SteveH, a frequent commenter on issues relating to math education, left a comment on the piece below on “Hidden Figures” that is worth reading. So I’ve reproduced it here:

Traditional education pushes and values incremental mastery of skills along with understanding. That still happens in high school AP Calculus tracks, but not in K-6. Facts are “mere” and skills are “rote.” Add to that the use of social promotion and full inclusion where curicula like Everyday Math “trust the spiral” and assume that kids will learn when they are ready. Meanwhile, STEM parents and those who know better hide the tracking at home and ensure mastery of basic skills so that their kids are ready for a proper algebra I class in 8th grade. CCSS has now officially made K-6 a NO-STEM zone (PARCC actually states this) and educators claim that students can catch up by taking summer classes or doubling up in math in high school. Right. I had to work with my math brain son in K-6, but didn’t have to do a thing for his traditional AP Calculus track high school classes. Not a thing.

Is math a natural learning process in K-6? Does reform math provide a better “understanding” base for faster improvement later on? There is absolutely no proof of that. In fact, after 20+ years of reform “understanding” math, quite the opposite is shown – that if one fails to get on the advanced (algebra in 8th grade) math track, then any sort of STEM career is all over. I got to high school calculus in the old traditional K-6 days with absolutely no help from my parents. I had algebra I in 8th grade followed by geometry, algebra II, trig, and calculus. What’s different now? K-6. The women in the movie would have a much more difficult time of it now.

CCSS officially increases the academic gap. Parents who make up the difference at home and with tutors hide this systemic K-6 failure and those educational pedagogues never, never ask us parents what we had to do at home even though it would be a very simple task. (All of my son’s STEM friends had help outside of school.) They just claim that their process works, point to our kids as examples, and then blame the other kids or claim that they just need more hands-on real world engagement. They do not understand the importance of pushing and nightly individual success on homework problem sets. That’s the fundamental problem I see with the students I tutor. They don’t value homework. When you get to college, it’s ALL about the P-sets. My son stays up all night to finish them if he has to. This is likewise true for programming classes.

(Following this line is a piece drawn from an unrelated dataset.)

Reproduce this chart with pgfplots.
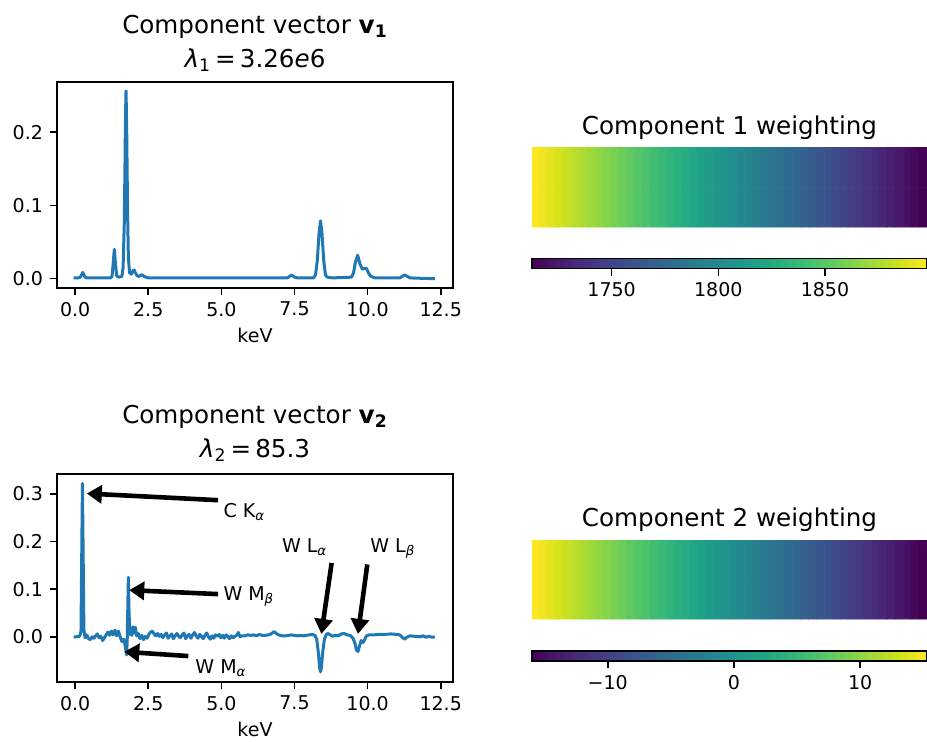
\documentclass[border=0pt]{standalone}
\usepackage{pgfplots}
\pgfplotsset{compat=1.18}
\usepackage{fontspec}
\setmainfont{DejaVu Sans}
\usetikzlibrary{arrows.meta}
\definecolor{mplblue}{HTML}{1F77B4}
\newcommand\tickfont{\fontsize{9.5bp}{11bp}\selectfont}
\newcommand\titlefont{\fontsize{12.3bp}{14bp}\selectfont}
\tikzset{arr/.style={-{Triangle[width=9bp,length=7.5bp]}, line width=2.3bp, black}}
\pgfplotsset{
  spec/.style={
    scale only axis, width=198bp,
    xmin=-0.62, xmax=12.92,
    xtick={0,2.5,5,7.5,10,12.5},
    xticklabels={0.0,2.5,5.0,7.5,10.0,12.5},
    tick align=outside, major tick length=3.5bp,
    tick style={black, line width=0.8bp},
    axis line style={black, line width=0.8bp},
    xtick pos=left, ytick pos=left,
    tick label style={font=\tickfont, black},
    xlabel={keV},
    xlabel style={font=\tickfont, at={(axis description cs:0.5,0)}, anchor=base, yshift=-27.3bp},
    clip mode=individual,
  },
  spline/.style={color=mplblue, line width=1.5bp, line join=round},
  imgax/.style={scale only axis, width=197.5bp, hide axis, xmin=-0.5, xmax=49.5, ymin=-0.5, ymax=1.5, colormap/viridis, enlargelimits=false},
  cbax/.style={scale only axis, width=197.5bp, height=5bp, ymin=0, ymax=1, ytick=\empty, colormap/viridis,
    tick align=outside, major tick length=3.5bp, xtick pos=left,
    tick style={black, line width=0.8bp}, axis line style={black, line width=0.8bp},
    tick label style={font=\tickfont, black}, axis on top, enlargelimits=false},
}
\begin{document}
\begin{tikzpicture}
\path[use as bounding box] (0,0) rectangle (463.5bp,-371bp);

% ---------- top-left spectrum ----------
\begin{axis}[spec, at={(28.5bp,-41bp)}, anchor=north west, height=103bp,
  ymin=-0.0128, ymax=0.2686, ytick={0,0.1,0.2}, yticklabels={0.0,0.1,0.2}]
\addplot[spline] coordinates {
(-0.05,0.001) (0.10,0.001) (0.18,0.002) (0.22,0.005) (0.26,0.0085) (0.30,0.005) (0.34,0.002) (0.40,0.001)
(0.80,0.001) (1.20,0.001) (1.26,0.003) (1.30,0.020) (1.34,0.040) (1.38,0.020) (1.42,0.004) (1.48,0.002)
(1.60,0.003) (1.64,0.015) (1.68,0.075) (1.70,0.140) (1.72,0.215) (1.74,0.2566) (1.76,0.215) (1.78,0.140)
(1.80,0.075) (1.82,0.030) (1.86,0.008) (1.92,0.006) (1.98,0.011) (2.02,0.0117) (2.06,0.008) (2.12,0.004)
(2.18,0.003) (2.26,0.005) (2.30,0.005) (2.36,0.003) (2.50,0.001) (4.00,0.001) (6.00,0.001) (7.25,0.001)
(7.30,0.002) (7.40,0.005) (7.50,0.002) (7.60,0.001) (8.15,0.001) (8.22,0.005) (8.28,0.025) (8.34,0.062)
(8.39,0.079) (8.44,0.062) (8.50,0.025) (8.56,0.005) (8.62,0.002) (8.80,0.001) (9.45,0.002) (9.52,0.008)
(9.58,0.022) (9.66,0.032) (9.74,0.020) (9.82,0.013) (9.90,0.014) (9.96,0.014) (10.04,0.007) (10.12,0.003)
(10.25,0.001) (11.10,0.001) (11.18,0.003) (11.27,0.005) (11.36,0.003) (11.45,0.001) (11.80,0.0005) (12.30,0.0)
};
\end{axis}

% ---------- bottom-left spectrum ----------
\begin{axis}[spec, at={(28.5bp,-237bp)}, anchor=north west, height=104bp,
  ymin=-0.095, ymax=0.342, ytick={0,0.1,0.2,0.3}, yticklabels={0.0,0.1,0.2,0.3}]
\addplot[spline] coordinates {
(-0.05,0.000) (0.05,0.000) (0.15,0.001) (0.20,0.010) (0.23,0.200) (0.25,0.322) (0.27,0.200) (0.30,0.015)
(0.34,-0.002) (0.40,0.004) (0.46,-0.004) (0.52,-0.006) (0.58,0.000) (0.64,-0.003) (0.70,0.002) (0.76,0.006)
(0.82,-0.002) (0.88,0.001) (0.94,-0.008) (1.00,-0.002) (1.06,0.004) (1.12,0.010) (1.18,0.003) (1.24,0.012)
(1.30,0.004) (1.36,0.014) (1.42,0.002) (1.48,0.012) (1.54,0.000) (1.60,-0.010) (1.66,-0.005) (1.70,-0.015)
(1.74,-0.030) (1.76,-0.038) (1.78,-0.010) (1.80,0.060) (1.82,0.125) (1.84,0.060) (1.87,0.005) (1.90,0.012)
(1.94,0.003) (1.98,0.021) (2.02,0.008) (2.06,0.020) (2.10,0.002) (2.16,0.007) (2.22,-0.004) (2.28,0.003)
(2.34,-0.006) (2.40,0.001) (2.46,-0.003) (2.52,0.005) (2.58,0.010) (2.64,0.012) (2.70,0.006) (2.76,0.002)
(2.82,0.007) (2.88,0.001) (2.94,0.005) (3.00,-0.002) (3.06,0.004) (3.12,0.008) (3.18,-0.003) (3.24,0.002)
(3.30,0.006) (3.36,-0.004) (3.42,0.002) (3.48,0.007) (3.54,0.001) (3.60,-0.002) (3.66,0.004) (3.72,0.008)
(3.78,-0.004) (3.84,0.002) (3.90,0.005) (3.96,-0.003) (4.02,0.004) (4.08,0.009) (4.14,0.002) (4.20,-0.003)
(4.26,0.005) (4.32,0.001) (4.38,-0.004) (4.44,0.003) (4.50,0.008) (4.56,0.000) (4.62,-0.005) (4.68,0.002)
(4.74,-0.003) (4.80,0.004) (4.86,0.001) (4.92,0.005) (4.98,-0.002) (5.04,0.003) (5.10,-0.003) (5.16,0.004)
(5.22,0.001) (5.28,-0.004) (5.34,0.002) (5.40,-0.002) (5.46,0.001) (5.52,0.003) (5.58,0.009) (5.64,0.000)
(5.70,0.002) (5.80,0.002) (5.90,0.004) (6.00,0.003) (6.10,0.004) (6.20,0.002) (6.30,0.005) (6.40,0.003)
(6.50,0.003) (6.60,0.004) (6.70,0.006) (6.80,0.011) (6.90,0.006) (7.00,0.003) (7.10,0.002) (7.20,0.002)
(7.30,0.003) (7.40,0.004) (7.50,0.003) (7.60,0.002) (7.70,0.003) (7.80,0.002) (7.90,0.003) (8.00,0.004)
(8.10,0.005) (8.20,0.003) (8.26,-0.005) (8.32,-0.035) (8.36,-0.065) (8.39,-0.0735) (8.42,-0.065) (8.46,-0.035)
(8.52,-0.006) (8.58,0.004) (8.64,0.007) (8.70,0.005) (8.80,0.001) (8.90,0.003) (9.00,0.002) (9.10,0.006)
(9.20,0.007) (9.30,0.004) (9.40,0.003) (9.50,-0.003) (9.56,-0.012) (9.62,-0.028) (9.67,-0.031) (9.72,-0.020)
(9.78,-0.008) (9.84,-0.012) (9.90,-0.006) (9.96,0.002) (10.04,0.004) (10.20,0.004) (10.40,0.005) (10.60,0.005)
(10.80,0.006) (11.00,0.005) (11.10,0.004) (11.20,-0.002) (11.27,-0.005) (11.34,-0.001) (11.45,0.002) (11.60,0.001)
(11.80,0.000) (11.90,0.002) (12.00,-0.001) (12.10,0.001) (12.20,-0.001) (12.30,0.000)
};
\draw[arr] (axis cs:4.886,0.287) -- (axis cs:0.40,0.301);
\node[anchor=base west, font=\tickfont, inner sep=0pt] at (axis cs:5.06,0.251) {C K\textsubscript{\itshape α}};
\draw[arr] (axis cs:4.886,0.0897) -- (axis cs:1.85,0.098);
\node[anchor=base west, font=\tickfont, inner sep=0pt] at (axis cs:5.06,0.077) {W M\textsubscript{\itshape β}};
\draw[arr] (axis cs:3.87,-0.0405) -- (axis cs:1.68,-0.0315);
\node[anchor=base west, font=\tickfont, inner sep=0pt] at (axis cs:4.10,-0.0763) {W M\textsubscript{\itshape α}};
\draw[arr] (axis cs:8.77,0.155) -- (axis cs:8.42,0.006);
\node[anchor=base west, font=\tickfont, inner sep=0pt] at (axis cs:7.06,0.178) {W L\textsubscript{\itshape α}};
\draw[arr] (axis cs:9.99,0.152) -- (axis cs:9.67,0.006);
\node[anchor=base west, font=\tickfont, inner sep=0pt] at (axis cs:10.08,0.178) {W L\textsubscript{\itshape β}};
\end{axis}

% ---------- image 1 ----------
\begin{axis}[imgax, at={(266bp,-73.75bp)}, anchor=north west, height=39.75bp,
  point meta min=1712.7, point meta max=1897.8]
\addplot[matrix plot*, mesh/cols=50, point meta=explicit] coordinates {
(0,0)[1897.8] (1,0)[1894.0] (2,0)[1890.2] (3,0)[1886.5] (4,0)[1882.7] (5,0)[1878.9] (6,0)[1875.1] (7,0)[1871.4] (8,0)[1867.6] (9,0)[1863.8]
(10,0)[1860.0] (11,0)[1856.3] (12,0)[1852.5] (13,0)[1848.7] (14,0)[1845.0] (15,0)[1841.2] (16,0)[1837.4] (17,0)[1833.6] (18,0)[1829.9] (19,0)[1826.1]
(20,0)[1822.3] (21,0)[1818.5] (22,0)[1814.8] (23,0)[1811.0] (24,0)[1807.2] (25,0)[1803.4] (26,0)[1799.7] (27,0)[1795.9] (28,0)[1792.1] (29,0)[1788.3]
(30,0)[1784.6] (31,0)[1780.8] (32,0)[1777.0] (33,0)[1773.2] (34,0)[1769.5] (35,0)[1765.7] (36,0)[1761.9] (37,0)[1758.1] (38,0)[1754.4] (39,0)[1750.6]
(40,0)[1746.8] (41,0)[1743.0] (42,0)[1739.3] (43,0)[1735.5] (44,0)[1731.7] (45,0)[1727.9] (46,0)[1724.2] (47,0)[1720.4] (48,0)[1716.6] (49,0)[1712.8]
(0,1)[1897.8] (1,1)[1894.0] (2,1)[1890.2] (3,1)[1886.5] (4,1)[1882.7] (5,1)[1878.9] (6,1)[1875.1] (7,1)[1871.4] (8,1)[1867.6] (9,1)[1863.8]
(10,1)[1860.0] (11,1)[1856.3] (12,1)[1852.5] (13,1)[1848.7] (14,1)[1845.0] (15,1)[1841.2] (16,1)[1837.4] (17,1)[1833.6] (18,1)[1829.9] (19,1)[1826.1]
(20,1)[1822.3] (21,1)[1818.5] (22,1)[1814.8] (23,1)[1811.0] (24,1)[1807.2] (25,1)[1803.4] (26,1)[1799.7] (27,1)[1795.9] (28,1)[1792.1] (29,1)[1788.3]
(30,1)[1784.6] (31,1)[1780.8] (32,1)[1777.0] (33,1)[1773.2] (34,1)[1769.5] (35,1)[1765.7] (36,1)[1761.9] (37,1)[1758.1] (38,1)[1754.4] (39,1)[1750.6]
(40,1)[1746.8] (41,1)[1743.0] (42,1)[1739.3] (43,1)[1735.5] (44,1)[1731.7] (45,1)[1727.9] (46,1)[1724.2] (47,1)[1720.4] (48,1)[1716.6] (49,1)[1712.8]
};
\end{axis}
\begin{axis}[cbax, at={(266bp,-129.25bp)}, anchor=north west,
  xmin=1712.7, xmax=1897.8, xtick={1750,1800,1850}, xticklabels={1750,1800,1850}]
\addplot[surf, shader=interp, mesh/rows=2, point meta=x] coordinates {(1712.7,0) (1897.8,0) (1712.7,1) (1897.8,1)};
\end{axis}

% ---------- image 2 ----------
\begin{axis}[imgax, at={(266bp,-270bp)}, anchor=north west, height=39.5bp,
  point meta min=-16.0, point meta max=15.3]
\addplot[matrix plot*, mesh/cols=50, point meta=explicit] coordinates {
(0,0)[15.3] (1,0)[14.7] (2,0)[14.0] (3,0)[13.4] (4,0)[12.7] (5,0)[12.1] (6,0)[11.5] (7,0)[10.8] (8,0)[10.2] (9,0)[9.6]
(10,0)[8.9] (11,0)[8.3] (12,0)[7.6] (13,0)[7.0] (14,0)[6.4] (15,0)[5.7] (16,0)[5.1] (17,0)[4.4] (18,0)[3.8] (19,0)[3.2]
(20,0)[2.5] (21,0)[1.9] (22,0)[1.2] (23,0)[0.6] (24,0)[0.0] (25,0)[-0.7] (26,0)[-1.3] (27,0)[-1.9] (28,0)[-2.6] (29,0)[-3.2]
(30,0)[-3.9] (31,0)[-4.5] (32,0)[-5.1] (33,0)[-5.8] (34,0)[-6.4] (35,0)[-7.1] (36,0)[-7.7] (37,0)[-8.3] (38,0)[-9.0] (39,0)[-9.6]
(40,0)[-10.3] (41,0)[-10.9] (42,0)[-11.5] (43,0)[-12.2] (44,0)[-12.8] (45,0)[-13.4] (46,0)[-14.1] (47,0)[-14.7] (48,0)[-15.4] (49,0)[-16.0]
(0,1)[15.3] (1,1)[14.7] (2,1)[14.0] (3,1)[13.4] (4,1)[12.7] (5,1)[12.1] (6,1)[11.5] (7,1)[10.8] (8,1)[10.2] (9,1)[9.6]
(10,1)[8.9] (11,1)[8.3] (12,1)[7.6] (13,1)[7.0] (14,1)[6.4] (15,1)[5.7] (16,1)[5.1] (17,1)[4.4] (18,1)[3.8] (19,1)[3.2]
(20,1)[2.5] (21,1)[1.9] (22,1)[1.2] (23,1)[0.6] (24,1)[0.0] (25,1)[-0.7] (26,1)[-1.3] (27,1)[-1.9] (28,1)[-2.6] (29,1)[-3.2]
(30,1)[-3.9] (31,1)[-4.5] (32,1)[-5.1] (33,1)[-5.8] (34,1)[-6.4] (35,1)[-7.1] (36,1)[-7.7] (37,1)[-8.3] (38,1)[-9.0] (39,1)[-9.6]
(40,1)[-10.3] (41,1)[-10.9] (42,1)[-11.5] (43,1)[-12.2] (44,1)[-12.8] (45,1)[-13.4] (46,1)[-14.1] (47,1)[-14.7] (48,1)[-15.4] (49,1)[-16.0]
};
\end{axis}
\begin{axis}[cbax, at={(266bp,-325.5bp)}, anchor=north west,
  xmin=-16.0, xmax=15.3, xtick={-10,0,10}, xticklabels={−10,0,10}]
\addplot[surf, shader=interp, mesh/rows=2, point meta=x] coordinates {(-16.0,0) (15.3,0) (-16.0,1) (15.3,1)};
\end{axis}

% ---------- titles ----------
\node[anchor=base, font=\titlefont] at (127.5bp,-16.5bp) {Component vector \textbf{v}\textsubscript{\textbf{1}}};
\node[anchor=base, font=\titlefont] at (127.5bp,-33.5bp) {{\itshape λ}\textsubscript{1}\,=\,3.26{\itshape e}6};
\node[anchor=base, font=\titlefont] at (127.5bp,-211.5bp) {Component vector \textbf{v}\textsubscript{\textbf{2}}};
\node[anchor=base, font=\titlefont] at (127.5bp,-228.5bp) {{\itshape λ}\textsubscript{2}\,=\,85.3};
\node[anchor=base, font=\titlefont] at (364.75bp,-67.15bp) {Component 1 weighting};
\node[anchor=base, font=\titlefont] at (364.75bp,-263.35bp) {Component 2 weighting};
\end{tikzpicture}
\end{document}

It’s ALL about doing everything you can to finish your individual (not group) program with no errors. THAT is where true understanding is achieved. Back when I taught college math and CS, it was NEVER about engagement or any sort of group or class work. It was about the hard, individual work put into P-sets and programs. Success on homework and tests REALLY helps engagement, not in-class group work that does nothing for grades.

In this age where we can’t have any sane, fact-based discussion on health care choices, let alone understand even what insurance means, I have no hope for change in education, especially when some claim that it’s a liberal/conservative issue. Some of us are actually unaffiliated and quite willing and able to separate issues from political party ownership. I push educational choice, but that apparently means that I believe in all sorts of other baggage. Some people alter reality to fit their simplistic view of the world. You can’t argue with these people. We can only appeal to parents who want to understand what’s going on.

Wow, lots of nails hit on heads.

You gotta get SteveH to do a guest column from time to time. I’d be interested in what he would write about — his comments on other people’s articles are very astute and informative … but what is simmering in his own mind he’d like to raise?